— Begin —

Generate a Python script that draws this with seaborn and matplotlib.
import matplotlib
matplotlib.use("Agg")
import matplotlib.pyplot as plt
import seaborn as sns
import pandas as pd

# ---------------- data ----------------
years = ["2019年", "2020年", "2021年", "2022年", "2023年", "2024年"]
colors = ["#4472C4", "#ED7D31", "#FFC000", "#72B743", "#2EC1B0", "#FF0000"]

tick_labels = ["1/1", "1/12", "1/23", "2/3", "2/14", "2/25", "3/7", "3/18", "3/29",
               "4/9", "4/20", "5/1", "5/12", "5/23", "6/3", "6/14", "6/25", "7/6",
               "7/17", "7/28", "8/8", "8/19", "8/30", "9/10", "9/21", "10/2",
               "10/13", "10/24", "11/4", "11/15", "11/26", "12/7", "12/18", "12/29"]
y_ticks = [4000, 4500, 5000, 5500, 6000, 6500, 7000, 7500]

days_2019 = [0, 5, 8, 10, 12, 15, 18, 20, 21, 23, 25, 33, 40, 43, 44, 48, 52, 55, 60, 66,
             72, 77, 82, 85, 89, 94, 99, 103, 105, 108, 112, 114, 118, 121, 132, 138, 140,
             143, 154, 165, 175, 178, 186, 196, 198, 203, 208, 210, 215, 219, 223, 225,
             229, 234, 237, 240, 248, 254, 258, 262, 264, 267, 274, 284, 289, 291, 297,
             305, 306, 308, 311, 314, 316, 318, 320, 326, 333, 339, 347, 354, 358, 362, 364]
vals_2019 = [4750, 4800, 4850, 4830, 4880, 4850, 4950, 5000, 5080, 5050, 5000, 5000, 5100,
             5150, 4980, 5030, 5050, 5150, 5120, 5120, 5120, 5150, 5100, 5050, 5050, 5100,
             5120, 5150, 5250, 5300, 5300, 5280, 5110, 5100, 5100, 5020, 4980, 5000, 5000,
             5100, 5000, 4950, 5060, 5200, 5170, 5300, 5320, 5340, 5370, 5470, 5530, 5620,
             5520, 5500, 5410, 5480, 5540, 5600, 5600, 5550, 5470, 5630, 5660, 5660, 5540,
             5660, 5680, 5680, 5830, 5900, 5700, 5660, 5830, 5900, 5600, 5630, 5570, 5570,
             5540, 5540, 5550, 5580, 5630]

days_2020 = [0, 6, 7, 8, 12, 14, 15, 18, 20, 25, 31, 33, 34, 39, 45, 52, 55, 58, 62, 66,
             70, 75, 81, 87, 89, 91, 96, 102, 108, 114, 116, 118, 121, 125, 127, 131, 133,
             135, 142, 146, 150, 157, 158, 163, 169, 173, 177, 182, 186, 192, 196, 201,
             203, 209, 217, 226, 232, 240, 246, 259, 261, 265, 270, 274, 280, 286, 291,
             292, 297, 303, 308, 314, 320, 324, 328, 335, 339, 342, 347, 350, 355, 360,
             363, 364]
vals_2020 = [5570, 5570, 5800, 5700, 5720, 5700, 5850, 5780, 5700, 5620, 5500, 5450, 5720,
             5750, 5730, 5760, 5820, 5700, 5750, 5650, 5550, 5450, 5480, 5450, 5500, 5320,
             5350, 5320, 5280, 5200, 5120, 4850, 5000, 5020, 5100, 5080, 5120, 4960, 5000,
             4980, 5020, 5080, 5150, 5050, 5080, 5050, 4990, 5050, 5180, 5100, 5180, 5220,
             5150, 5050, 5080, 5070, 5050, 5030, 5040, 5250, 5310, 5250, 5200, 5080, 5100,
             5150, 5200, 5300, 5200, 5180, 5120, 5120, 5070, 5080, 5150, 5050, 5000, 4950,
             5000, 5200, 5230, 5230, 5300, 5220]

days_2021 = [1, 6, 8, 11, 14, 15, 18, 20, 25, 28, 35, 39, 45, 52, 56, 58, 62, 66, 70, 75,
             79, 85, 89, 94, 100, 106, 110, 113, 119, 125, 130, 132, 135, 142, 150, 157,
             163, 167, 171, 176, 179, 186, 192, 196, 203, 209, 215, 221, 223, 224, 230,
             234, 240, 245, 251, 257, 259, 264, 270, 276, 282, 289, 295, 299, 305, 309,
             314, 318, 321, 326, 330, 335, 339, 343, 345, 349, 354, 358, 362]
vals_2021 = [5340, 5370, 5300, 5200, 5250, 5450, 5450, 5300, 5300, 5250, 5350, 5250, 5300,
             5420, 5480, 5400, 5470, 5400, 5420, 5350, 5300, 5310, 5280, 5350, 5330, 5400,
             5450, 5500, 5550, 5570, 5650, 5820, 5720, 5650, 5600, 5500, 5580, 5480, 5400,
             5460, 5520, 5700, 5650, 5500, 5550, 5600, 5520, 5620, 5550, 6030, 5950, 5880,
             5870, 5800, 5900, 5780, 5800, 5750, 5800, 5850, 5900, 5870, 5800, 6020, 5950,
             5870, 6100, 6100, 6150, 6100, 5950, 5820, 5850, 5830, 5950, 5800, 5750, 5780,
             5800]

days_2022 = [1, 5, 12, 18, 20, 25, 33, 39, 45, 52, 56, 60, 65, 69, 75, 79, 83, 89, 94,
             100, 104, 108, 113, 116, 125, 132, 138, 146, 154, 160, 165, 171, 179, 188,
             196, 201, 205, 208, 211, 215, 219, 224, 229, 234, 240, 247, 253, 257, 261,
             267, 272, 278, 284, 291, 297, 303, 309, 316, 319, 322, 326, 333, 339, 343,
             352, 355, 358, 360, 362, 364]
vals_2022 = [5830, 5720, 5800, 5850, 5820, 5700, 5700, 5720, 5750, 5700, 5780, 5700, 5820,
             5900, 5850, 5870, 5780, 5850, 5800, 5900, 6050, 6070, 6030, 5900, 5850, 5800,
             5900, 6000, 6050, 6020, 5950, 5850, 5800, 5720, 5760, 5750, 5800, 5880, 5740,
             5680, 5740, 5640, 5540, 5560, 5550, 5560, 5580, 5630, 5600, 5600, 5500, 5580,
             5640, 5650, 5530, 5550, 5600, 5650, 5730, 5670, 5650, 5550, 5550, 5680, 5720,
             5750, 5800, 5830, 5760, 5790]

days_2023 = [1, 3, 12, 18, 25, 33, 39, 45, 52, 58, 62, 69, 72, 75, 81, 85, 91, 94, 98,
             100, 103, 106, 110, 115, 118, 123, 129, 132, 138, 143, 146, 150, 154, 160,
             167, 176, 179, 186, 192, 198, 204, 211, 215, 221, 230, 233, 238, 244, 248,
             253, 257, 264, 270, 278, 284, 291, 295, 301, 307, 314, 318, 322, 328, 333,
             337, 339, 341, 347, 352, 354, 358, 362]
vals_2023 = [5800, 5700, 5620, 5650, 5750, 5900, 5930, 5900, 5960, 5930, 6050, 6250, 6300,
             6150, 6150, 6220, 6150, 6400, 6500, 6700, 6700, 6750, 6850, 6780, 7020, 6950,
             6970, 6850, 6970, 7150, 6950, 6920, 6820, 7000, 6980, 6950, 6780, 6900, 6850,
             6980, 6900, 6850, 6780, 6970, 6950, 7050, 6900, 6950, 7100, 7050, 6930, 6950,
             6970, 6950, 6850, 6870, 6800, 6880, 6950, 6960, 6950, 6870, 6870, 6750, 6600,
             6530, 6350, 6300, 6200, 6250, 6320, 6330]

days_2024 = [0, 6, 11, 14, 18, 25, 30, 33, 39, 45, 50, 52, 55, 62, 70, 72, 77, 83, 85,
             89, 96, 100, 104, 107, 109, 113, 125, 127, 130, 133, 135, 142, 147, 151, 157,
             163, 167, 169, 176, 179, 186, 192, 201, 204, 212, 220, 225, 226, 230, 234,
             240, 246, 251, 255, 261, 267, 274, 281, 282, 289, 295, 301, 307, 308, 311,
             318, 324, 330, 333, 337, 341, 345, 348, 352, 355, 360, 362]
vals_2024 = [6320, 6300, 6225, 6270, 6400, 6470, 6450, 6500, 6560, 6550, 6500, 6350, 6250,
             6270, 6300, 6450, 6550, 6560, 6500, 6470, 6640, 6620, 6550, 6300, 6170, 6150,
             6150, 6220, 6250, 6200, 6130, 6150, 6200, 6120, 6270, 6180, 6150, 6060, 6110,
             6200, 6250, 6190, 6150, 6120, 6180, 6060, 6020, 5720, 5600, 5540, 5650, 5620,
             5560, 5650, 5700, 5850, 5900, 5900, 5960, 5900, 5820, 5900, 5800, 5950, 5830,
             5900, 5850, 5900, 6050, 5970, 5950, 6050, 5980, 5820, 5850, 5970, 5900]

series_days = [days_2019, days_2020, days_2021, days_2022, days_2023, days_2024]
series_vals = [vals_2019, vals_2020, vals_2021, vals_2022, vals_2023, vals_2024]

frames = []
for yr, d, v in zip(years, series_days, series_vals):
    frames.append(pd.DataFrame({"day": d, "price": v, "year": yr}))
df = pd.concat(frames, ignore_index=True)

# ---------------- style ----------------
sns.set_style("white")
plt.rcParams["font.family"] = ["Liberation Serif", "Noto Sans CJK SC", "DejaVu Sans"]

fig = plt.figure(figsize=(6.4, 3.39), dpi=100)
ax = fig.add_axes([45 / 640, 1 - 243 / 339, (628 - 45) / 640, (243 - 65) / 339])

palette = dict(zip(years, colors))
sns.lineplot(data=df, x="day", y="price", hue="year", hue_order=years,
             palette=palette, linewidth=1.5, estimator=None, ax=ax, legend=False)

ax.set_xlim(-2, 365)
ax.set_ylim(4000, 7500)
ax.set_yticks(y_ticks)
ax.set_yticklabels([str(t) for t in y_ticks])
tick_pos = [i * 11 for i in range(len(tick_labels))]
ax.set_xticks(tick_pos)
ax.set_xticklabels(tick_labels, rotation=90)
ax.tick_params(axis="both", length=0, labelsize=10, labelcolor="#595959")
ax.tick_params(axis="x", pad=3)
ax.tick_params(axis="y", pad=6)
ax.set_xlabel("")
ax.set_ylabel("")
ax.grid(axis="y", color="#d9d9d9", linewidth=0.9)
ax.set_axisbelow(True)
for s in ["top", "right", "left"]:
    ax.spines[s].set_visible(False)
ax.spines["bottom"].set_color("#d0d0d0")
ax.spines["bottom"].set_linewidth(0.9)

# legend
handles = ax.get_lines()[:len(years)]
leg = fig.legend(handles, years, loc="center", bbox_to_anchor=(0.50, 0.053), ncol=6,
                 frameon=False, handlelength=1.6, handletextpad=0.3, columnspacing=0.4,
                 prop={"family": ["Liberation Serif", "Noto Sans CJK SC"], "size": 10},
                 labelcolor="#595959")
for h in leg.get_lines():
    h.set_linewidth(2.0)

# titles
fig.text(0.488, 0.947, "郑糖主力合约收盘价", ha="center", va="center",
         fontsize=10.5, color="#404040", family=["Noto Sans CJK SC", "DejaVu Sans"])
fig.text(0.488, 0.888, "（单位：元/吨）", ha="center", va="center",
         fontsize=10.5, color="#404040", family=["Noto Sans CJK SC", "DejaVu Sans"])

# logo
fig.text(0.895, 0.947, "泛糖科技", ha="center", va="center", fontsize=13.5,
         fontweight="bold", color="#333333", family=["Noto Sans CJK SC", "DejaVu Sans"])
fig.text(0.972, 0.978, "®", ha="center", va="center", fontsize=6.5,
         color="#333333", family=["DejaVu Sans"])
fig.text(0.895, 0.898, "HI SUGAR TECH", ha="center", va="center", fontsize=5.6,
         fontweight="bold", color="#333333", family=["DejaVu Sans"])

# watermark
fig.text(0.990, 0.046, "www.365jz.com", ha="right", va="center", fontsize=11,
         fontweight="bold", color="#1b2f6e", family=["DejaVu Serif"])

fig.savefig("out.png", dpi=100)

— End —
— Begin —

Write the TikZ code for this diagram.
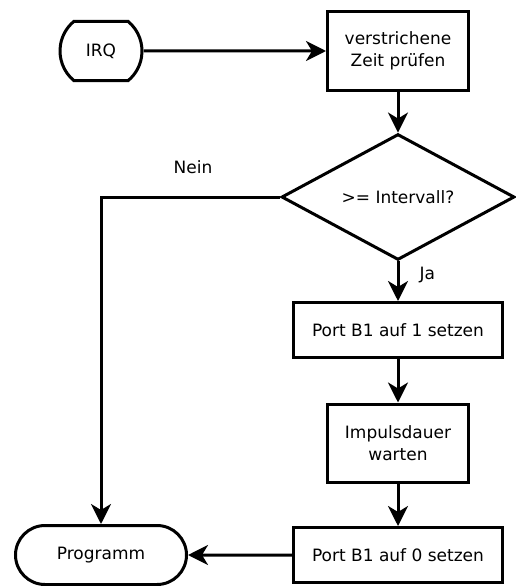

— End —

Task prompt: Which lines above contain the word "seaborn"? Copy each of them.

Task result:
Generate a Python script that draws this with seaborn and matplotlib.
import seaborn as sns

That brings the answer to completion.